Well, here it comes everybody. My number one hit song for 2010. I’m just going to say in advance that the answer will probably be something of a surprise since I don’t think I’ve ever really talked about this song. In fact, most of the times that I’ve talked about this artist, there’s been an implied negative towards him/her. But here it is…
1. Ke$ha – Tik Tok
Yeah. Seriously. Between Dr. Luke’s revolutionary production and Ke$ha’s angelic vocals, “Tik Tok” rightly deserves it’s place as the #1 song of 2010 both on Billboard and in my h–HAHAHA, oh, who am I kidding? Let’s get the real #1 going.

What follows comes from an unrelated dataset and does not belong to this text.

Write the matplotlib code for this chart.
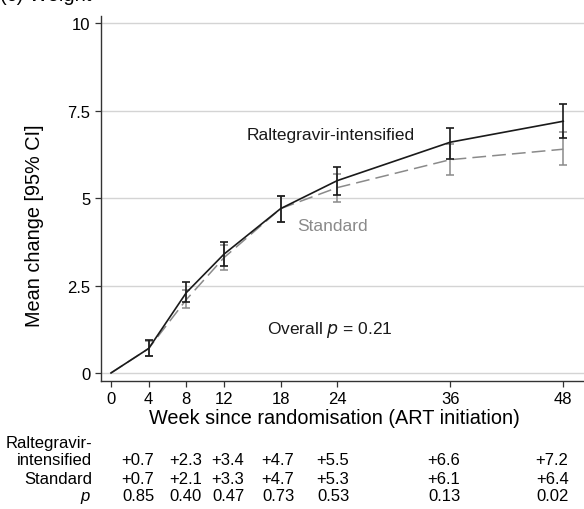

1. Lady Gaga – Bad Romance
Nope. Not a typo, not trolling, not bullshitting. “Bad Romance” is Gaga’s crowning moment as a performer and an artist. From here out, Lady Gaga made it her point that she was to be taken seriously, and “Bad Romance” makes quite the argument for her. It’s the perfect mix of bombast, ridiculousness, creative weirdness, and most importantly, substance. The “rah-rah” hook is bizarrely enticing, the production captures the perfect tone of the song while still being perfectly, and Gaga’s singing is stellar.
There’s not an off-moment from the opening “Whoah” and synth blast until to the last “Want your bad romance”. The song works so well because Gaga commits to the song entirely; when synths come crashing in, she simply gets louder. Even a lot of Gaga’s bullshit artistry is gone from the song; on “Bad Romance”, she takes total control and doesn’t let go. The fact that it’s a great song and catchy as hell on top of it just settles it, this is my number one pick.
Well, that’s all done. Keeping with my year-end wrap up, tomorrow I’m going to look at my picks for the best albums of the year. It’s going to be so nice to be away from the pop charts. See you then!
I will say this of your #1: I do not like it much as the song it is, but I do dig the melody quite a bit. I realized this when it was interpreted as a pedal steel lead line by Robert Randolph and the Family Band. A killer riff, I think, especially with slide!